La corruption met la justice à terre…
En effet, « le principal problème du secteur justice est le manque de confiance entre la justice et le citoyen. Ce manque de confiance est dû aux difficultés d’accès du système de justice, son manque d’efficacité dans le traitement des dossiers, les problèmes de corruption qui minent le secteur et l’impunité dont bénéficient certains juges et justiciables (justice à deux vitesses) », indique le rapport.

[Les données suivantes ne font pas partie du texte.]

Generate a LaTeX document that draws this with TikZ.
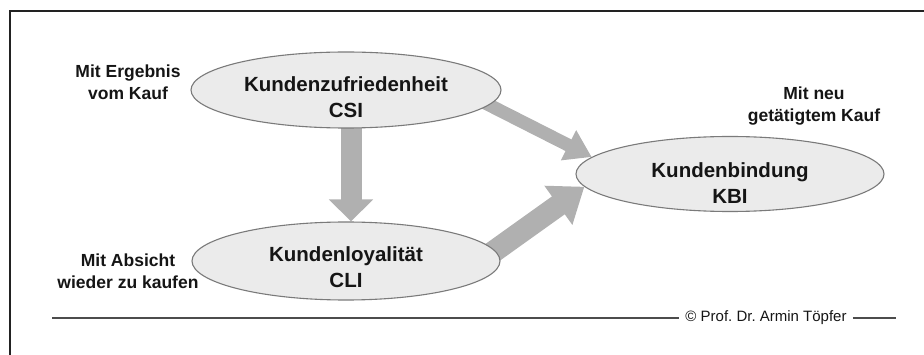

En 2017, une enquête Afrobaromètre sur le thème « le système judiciaire togolais entre l’inconfiance populaire et les perceptions de corruption » a été réalisée. Elle a été dirigée entre 2014 et 2015. Sur le plan confiance, seuls 37% des Togolais disent faire partiellement ou totalement confiance aux tribunaux. Et pour ce qui est de la corruption, elle existe selon 48% de personnes. Malgré tout cela, 11% ont pris le courage d’avoir des contacts avec les tribunaux afin de vivre la réalité. 48% déplorent les longs délais, 44% font état de la complexité du système, 39% relèvent le manque de conseil ou d’assistance. L’inattention des juges et les frais élevés occupent respectivement 36% et 28%. En sommes, après 15 ans et d’énormes financements engloutis, le Programme National de Modernisation de la Justice (PNMJ) et ses dérivés n’ont jamais réussi à sortir la justice de l’ornière. « On a plutôt l’impression que notre justice s’enfonce dans les vices », commente un citoyen.